Fusion energy - from hype to reality
The annual International Day of Light dates back to the world's first successful use of lasers in 1960. Today, laser systems can be crucial for an important energy source of the future: nuclear fusion. Known as laser fusion, it achieved a breakthrough in December 2022: In an experiment at the National Ignition Facility (NIF) in the USA, it was possible for the first time to generate more fusion energy than was injected to heat the fusion fuel - thanks in part to fused silica optics from Heraeus Conamic. What does this break-even point mean for science and what will happen next?
Nuclear fusion is about bringing the almost inexhaustible energy of the stars down to earth. For around 100 years scientists have been working on replicating this solar process of energy generation here on earth. After all, the sun shines brightly because of continuous nuclear fusion in its core. The experiment at NIF, a facility of Lawrence Livermore National Laboratory (LLNL), similarly brightens the faces of those involved. The Laser Fusion breakthrough took place on December 5th, 2022. Also, an alternative technology concept currently being researched around the world with the same goal is magnetic fusion .
The experiment at NIF has cleared an important first hurdle on the path to energy generation with nuclear fusion. But it must be understood in the right context: Light pulses from the world's most powerful laser succeeded in igniting nuclear fusion and generating energy of 3.15 megajoules - a new record. The laser energy input was "only" 2.05 megajoules for the ignition. Essentially, fusion produced more energy than was put into the experiment. But to provide the energy input of 2.05 megajoules at this crucial moment, 300 megajoules of electrical energy had to be drawn from the power grid to operate the laser system. Thus, the laser's efficiency was just under 0.7 percent, still a relatively small value.
Although the lab's achievement is a significant step for the science community, laser fusion still has a long way to go before becoming a usable, commercial energy source. Nevertheless, the direction is correct: the major goal is the wall-plug efficiency (overall system efficiency) of more than one - thereby achieving net energy gain. Only then can this method of green energy production be ready for the commercial market. Currently, the large number of interdependent parameters that need to be fine-tuned make this goal a challenge.
In the meantime, a start-up scene has established itself worldwide working on the goal of commercializing fusion energy. Every success in the research contributes to more entrepreneurs joining this opportunity. Investors are increasingly interested in newly founded start-up companies such as Focused Energy, Marvel Fusion, Zap Energy and HB11. Some of those companies have already raised several hundred million euros in their early rounds of financing. Detailed experiments are underway, with the first partial prototypes to be constructed in the next five to seven years, but for complete prototype reactors much more time is required.

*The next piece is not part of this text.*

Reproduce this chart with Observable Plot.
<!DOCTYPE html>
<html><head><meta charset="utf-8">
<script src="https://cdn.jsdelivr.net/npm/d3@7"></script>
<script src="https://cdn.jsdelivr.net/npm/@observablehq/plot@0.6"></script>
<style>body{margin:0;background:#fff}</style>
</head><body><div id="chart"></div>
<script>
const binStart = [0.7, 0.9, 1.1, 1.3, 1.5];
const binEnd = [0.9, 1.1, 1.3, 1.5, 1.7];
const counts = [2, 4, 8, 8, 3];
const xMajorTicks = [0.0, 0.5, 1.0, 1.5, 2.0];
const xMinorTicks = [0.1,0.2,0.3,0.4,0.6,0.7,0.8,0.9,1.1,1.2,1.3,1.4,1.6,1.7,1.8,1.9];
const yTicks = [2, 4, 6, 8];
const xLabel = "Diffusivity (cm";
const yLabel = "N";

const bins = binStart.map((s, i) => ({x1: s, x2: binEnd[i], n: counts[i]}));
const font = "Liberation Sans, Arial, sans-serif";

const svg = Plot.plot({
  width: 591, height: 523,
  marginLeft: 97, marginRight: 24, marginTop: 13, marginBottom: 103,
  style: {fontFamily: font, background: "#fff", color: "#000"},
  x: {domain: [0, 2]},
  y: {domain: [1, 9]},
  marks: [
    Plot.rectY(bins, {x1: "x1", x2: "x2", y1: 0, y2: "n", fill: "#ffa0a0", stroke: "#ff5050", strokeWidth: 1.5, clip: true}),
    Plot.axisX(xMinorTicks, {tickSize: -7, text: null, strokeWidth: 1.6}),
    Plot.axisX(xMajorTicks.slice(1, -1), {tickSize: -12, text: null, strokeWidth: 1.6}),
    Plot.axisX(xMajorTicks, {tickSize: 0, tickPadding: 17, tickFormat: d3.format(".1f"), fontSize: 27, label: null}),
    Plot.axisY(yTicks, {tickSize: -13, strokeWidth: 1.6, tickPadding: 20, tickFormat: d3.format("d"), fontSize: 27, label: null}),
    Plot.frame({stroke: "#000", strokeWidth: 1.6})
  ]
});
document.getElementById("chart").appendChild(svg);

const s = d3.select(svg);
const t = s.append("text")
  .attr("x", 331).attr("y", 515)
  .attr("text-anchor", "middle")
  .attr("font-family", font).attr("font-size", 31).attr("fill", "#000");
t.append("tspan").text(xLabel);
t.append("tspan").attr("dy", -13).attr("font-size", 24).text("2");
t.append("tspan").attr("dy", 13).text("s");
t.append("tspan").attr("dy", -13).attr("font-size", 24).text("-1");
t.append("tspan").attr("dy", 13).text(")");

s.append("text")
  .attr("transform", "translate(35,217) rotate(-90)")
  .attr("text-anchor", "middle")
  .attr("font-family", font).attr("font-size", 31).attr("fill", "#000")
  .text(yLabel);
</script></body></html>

"The technology has to work and supply chains need to be established before more money is invested," explains Dr. Frank Nürnberg, Global Head of Sales Optics at Heraeus Conamic "That's why many of these start-ups begin to collaborate with the industry, for example with laser and glass producers and also fused silica specialists like us."

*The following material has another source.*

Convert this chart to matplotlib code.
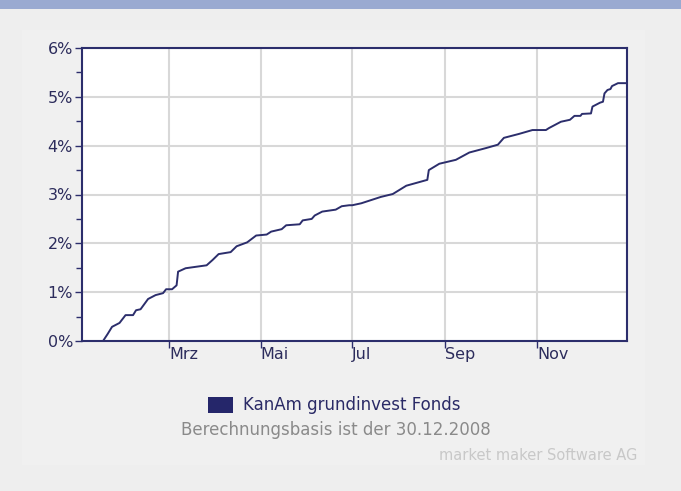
import numpy as np
import pandas as pd
import matplotlib
matplotlib.use("Agg")
import matplotlib.pyplot as plt
from matplotlib.patches import Rectangle

# performance of the fund in 2009 (percent)
dates = ["2009-01-02", "2009-01-16", "2009-01-19", "2009-01-22", "2009-01-27",
         "2009-01-31", "2009-02-05", "2009-02-07", "2009-02-10", "2009-02-15",
         "2009-02-20", "2009-02-25", "2009-02-27", "2009-03-03", "2009-03-06",
         "2009-03-07", "2009-03-12", "2009-03-19", "2009-03-26", "2009-03-30",
         "2009-04-03", "2009-04-11", "2009-04-15", "2009-04-22", "2009-04-28",
         "2009-05-05", "2009-05-08", "2009-05-15", "2009-05-18", "2009-05-27",
         "2009-05-29", "2009-06-04", "2009-06-06", "2009-06-11", "2009-06-20",
         "2009-06-24", "2009-06-29", "2009-07-01", "2009-07-07", "2009-07-14",
         "2009-07-20", "2009-07-28", "2009-08-06", "2009-08-13", "2009-08-20",
         "2009-08-21", "2009-08-28", "2009-09-08", "2009-09-17", "2009-09-28",
         "2009-10-06", "2009-10-10", "2009-10-20", "2009-10-29", "2009-11-07",
         "2009-11-09", "2009-11-17", "2009-11-23", "2009-11-26", "2009-11-30",
         "2009-12-01", "2009-12-07", "2009-12-08", "2009-12-13", "2009-12-15",
         "2009-12-16", "2009-12-18", "2009-12-20", "2009-12-21", "2009-12-25",
         "2009-12-30"]
values = [0.00, 0.00, 0.14, 0.29, 0.37,
          0.53, 0.53, 0.63, 0.65, 0.86,
          0.94, 0.98, 1.06, 1.06, 1.14,
          1.42, 1.49, 1.52, 1.55, 1.66,
          1.78, 1.82, 1.94, 2.02, 2.16,
          2.18, 2.24, 2.29, 2.37, 2.39,
          2.47, 2.50, 2.57, 2.65, 2.69,
          2.76, 2.78, 2.78, 2.82, 2.89,
          2.95, 3.01, 3.18, 3.24, 3.30,
          3.50, 3.63, 3.71, 3.86, 3.95,
          4.02, 4.16, 4.24, 4.32, 4.32,
          4.36, 4.49, 4.53, 4.61, 4.61,
          4.65, 4.66, 4.80, 4.88, 4.90,
          5.07, 5.14, 5.16, 5.22, 5.28,
          5.28]
month_ticks = ["2009-03-01", "2009-05-01", "2009-07-01", "2009-09-01", "2009-11-01"]
month_labels = ["Mrz", "Mai", "Jul", "Sep", "Nov"]
y_ticks = [0, 1, 2, 3, 4, 5, 6]
series_name = "KanAm grundinvest Fonds"
note = "Berechnungsbasis ist der 30.12.2008"
credit = "market maker Software AG"

navy = "#2c2e6c"
bg = "#eeeeee"

plt.rcParams["font.family"] = ["DejaVu Sans"]

fig = plt.figure(figsize=(6.81, 4.91), dpi=100)
fig.patch.set_facecolor(bg)

# top band and inner panel
fig.patches.append(Rectangle((0, 1 - 9 / 491), 1, 9 / 491, transform=fig.transFigure,
                             facecolor="#9aaad1", edgecolor="none"))
fig.patches.append(Rectangle((22 / 681, 1 - 465 / 491), 623 / 681, 435 / 491,
                             transform=fig.transFigure, facecolor="#f0f0f0",
                             edgecolor="none", zorder=-1))

ax = fig.add_axes([82 / 681, 1 - 341 / 491, 545 / 681, 293 / 491])
ax.set_facecolor("white")

x = pd.to_datetime(dates)
ax.plot(x, values, color=navy, lw=1.4, zorder=3)

ax.set_xlim(pd.Timestamp("2009-01-02"), pd.Timestamp("2009-12-31"))
ax.set_ylim(0, 6)

ax.set_xticks(pd.to_datetime(month_ticks))
ax.set_xticklabels(month_labels, ha="left")
ax.set_yticks(y_ticks)
ax.set_yticklabels([f"{v}%" for v in y_ticks])
ax.set_yticks(np.arange(0.5, 6, 1), minor=True)

ax.grid(True, which="major", color="#d8d8d8", lw=1.5, zorder=0)
ax.tick_params(axis="both", colors=navy, labelcolor="#2c2c5c", labelsize=11.5,
               width=1, length=5)
ax.tick_params(axis="y", which="minor", colors=navy, width=1, length=4)
ax.tick_params(axis="x", pad=-1)
ax.tick_params(axis="y", pad=1.5)
for lbl in ax.get_xticklabels():
    lbl.set_x(lbl.get_position()[0])
for s in ax.spines.values():
    s.set_color(navy)
    s.set_linewidth(1.5)

# legend and notes
fig.patches.append(Rectangle((208 / 681, 1 - 413 / 491), 25 / 681, 16 / 491,
                             transform=fig.transFigure, facecolor="#25266a",
                             edgecolor="none"))
fig.text(243 / 681, 1 - 405 / 491, series_name, color="#2a2a66", fontsize=12,
         ha="left", va="center")
fig.text(336 / 681, 1 - 430 / 491, note, color="#8a8a8a", fontsize=12,
         ha="center", va="center")
fig.text(637 / 681, 1 - 456 / 491, credit, color="#c8c8c8", fontsize=10.5,
         ha="right", va="center")

fig.savefig("out.png", dpi=100, facecolor=fig.get_facecolor())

Heraeus already supplies nuclear fusion research facilities worldwide with fused silica for laser optics and is closely involved in the technical progress around the development of fusion energy. In Germany, the company collaborates with the Darmstadt-based start-up Focused Energy, among others, which aims to have a first commercial laser-based fusion power plant up and running by 2040. Forecasts from scientists for commercial success of the technology range between 10 and 50 years.

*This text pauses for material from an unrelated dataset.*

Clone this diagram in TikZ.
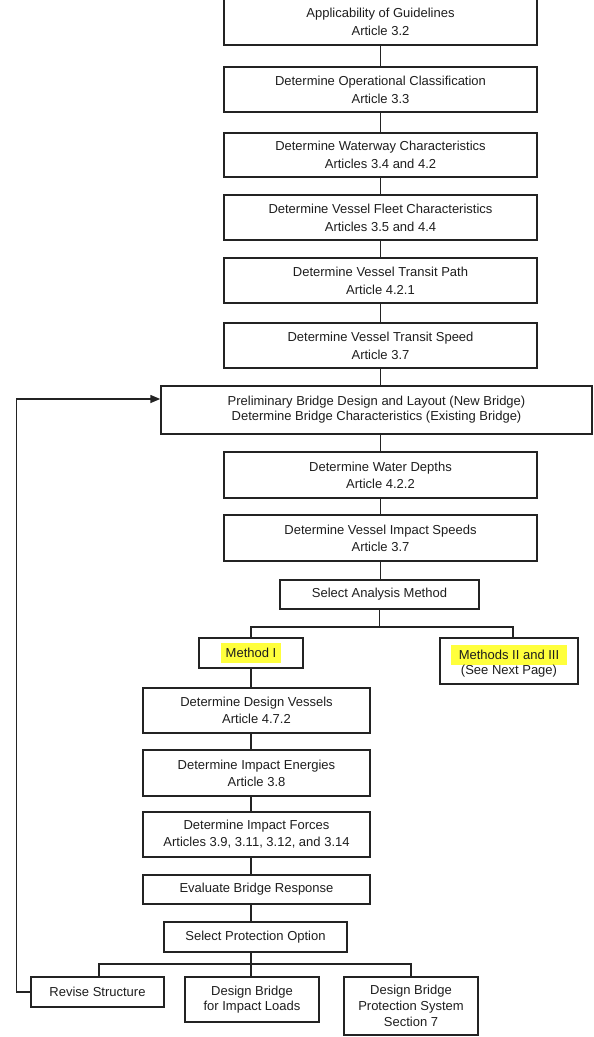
\documentclass[tikz,border=0pt]{standalone}
\usepackage{fontspec}
\setmainfont{Liberation Sans}
\usetikzlibrary{arrows.meta}
\definecolor{ln}{HTML}{232323}
\definecolor{tx}{HTML}{1E1E1E}
\definecolor{hly}{HTML}{FFFF3C}
\newcommand\hlt[2]{{\setlength{\fboxsep}{0pt}\colorbox{hly}{\rule[-5.5pt]{0pt}{20pt}\hspace{#1}#2\hspace{#1}}}}
\begin{document}
\begin{tikzpicture}[x=1pt,y=-1pt,
  box/.style={draw=ln, line width=1.5pt, fill=white, text=tx, align=center, inner sep=0pt,
              font=\fontsize{13}{18}\selectfont},
  tight/.style={font=\fontsize{13}{15}\selectfont},
  mid/.style={font=\fontsize{13}{17}\selectfont},
  conn/.style={draw=ln, line width=1.5pt}]
\useasboundingbox (0,0) rectangle (594,1037);
\fill[white] (0,0) rectangle (594,1037);

% main column
\node[box, minimum width=313pt, minimum height=47pt] (b1) at (380.5,21.5) {Applicability of Guidelines\\Article 3.2};
\node[box, minimum width=313pt, minimum height=45pt] (b2) at (380.5,89.5) {Determine Operational Classification\\Article 3.3};
\node[box, minimum width=313pt, minimum height=44pt] (b3) at (380.5,155) {Determine Waterway Characteristics\\Articles 3.4 and 4.2};
\node[box, minimum width=313pt, minimum height=45pt] (b4) at (380.5,217.5) {Determine Vessel Fleet Characteristics\\Articles 3.5 and 4.4};
\node[box, minimum width=313pt, minimum height=45pt] (b5) at (380.5,280.5) {Determine Vessel Transit Path\\Article 4.2.1};
\node[box, minimum width=313pt, minimum height=45pt] (b6) at (380.5,345.5) {Determine Vessel Transit Speed\\Article 3.7};
\node[box, tight, minimum width=431pt, minimum height=48pt] (pr) at (376.5,410) {Preliminary Bridge Design and Layout (New Bridge)\\Determine Bridge Characteristics (Existing Bridge)};
\node[box, mid, minimum width=313pt, minimum height=46pt] (wd) at (380.5,475) {Determine Water Depths\\Article 4.2.2};
\node[box, mid, minimum width=313pt, minimum height=46pt] (is) at (380.5,538) {Determine Vessel Impact Speeds\\Article 3.7};
\node[box, minimum width=199pt, minimum height=29pt] (sa) at (379.5,594.5) {Select Analysis Method};

% methods
\node[box, minimum width=104pt, minimum height=30pt] (m1) at (251,653) {\hlt{5pt}{Method I}};
\node[box, tight, minimum width=138pt, minimum height=46pt] (m2) at (509,661) {\hlt{8pt}{Methods II and III}\\(See Next Page)};

% lower column
\node[box, mid, minimum width=227pt, minimum height=45pt] (dv) at (256.5,710.5) {Determine Design Vessels\\Article 4.7.2};
\node[box, mid, minimum width=227pt, minimum height=46pt] (ie) at (256.5,773) {Determine Impact Energies\\Article 3.8};
\node[box, mid, minimum width=227pt, minimum height=45pt] (if) at (256.5,834.5) {Determine Impact Forces\\Articles 3.9, 3.11, 3.12, and 3.14};
\node[box, minimum width=227pt, minimum height=29pt] (eb) at (256.5,889.5) {Evaluate Bridge Response};
\node[box, minimum width=183pt, minimum height=30pt] (sp) at (255.5,937) {Select Protection Option};

% bottom row
\node[box, minimum width=133pt, minimum height=30pt] (rv) at (97.5,992) {Revise Structure};
\node[box, tight, minimum width=134pt, minimum height=45pt] (il) at (252,999.5) {Design Bridge\\for Impact Loads};
\node[box, font=\fontsize{13}{16}\selectfont, minimum width=134pt, minimum height=58pt] (ps) at (411,1006) {Design Bridge\\Protection System\\Section 7};

% connectors main column
\draw[conn] (b1) -- (b2);
\draw[conn] (b2) -- (b3);
\draw[conn] (b3) -- (b4);
\draw[conn] (b4) -- (b5);
\draw[conn] (b5) -- (b6);
\draw[conn] (b6.south) -- (b6.south |- pr.north);
\draw[conn] (pr.south -| wd.north) -- (wd.north);
\draw[conn] (wd) -- (is);
\draw[conn] (is.south) -- (is.south |- sa.north);

% analysis branch
\draw[conn] (sa.south) -- ++(0,17) coordinate (sa1);
\draw[conn] (m1.north) |- (sa1) -| ([xshift=4pt]m2.north);

% lower chain
\draw[conn] (m1.south) -- (m1.south |- dv.north);
\draw[conn] (dv.south -| m1.south) -- (ie.north -| m1.south);
\draw[conn] (ie.south -| m1.south) -- (if.north -| m1.south);
\draw[conn] (if.south -| m1.south) -- (eb.north -| m1.south);
\draw[conn] (eb.south -| m1.south) -- (sp.north -| m1.south);

% protection branch
\draw[conn] (sp.south -| m1.south) -- ++(0,11) coordinate (sp1);
\draw[conn] ([xshift=1.5pt]rv.north) |- (sp1) -| (ps.north);
\draw[conn] (sp1) -- (sp1 |- il.north);

% loop back
\draw[conn, -{Triangle[length=10pt,width=8pt]}] (rv.west) -- ++(-14,0) |- ([yshift=11pt]pr.west);
\end{tikzpicture}
\end{document}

But one thing is clear: laser fusion by itself will not solve the world’s energy problems. It can become a key part of the energy mix, alongside renewable sources such as solar, wind, and hydropower. Heraeus is actively supporting further developments, as Nürnberg says: "We are in frequent contact with the start-ups - be it for requirements discussions, prototype coordination or the joint development of delivery schedules."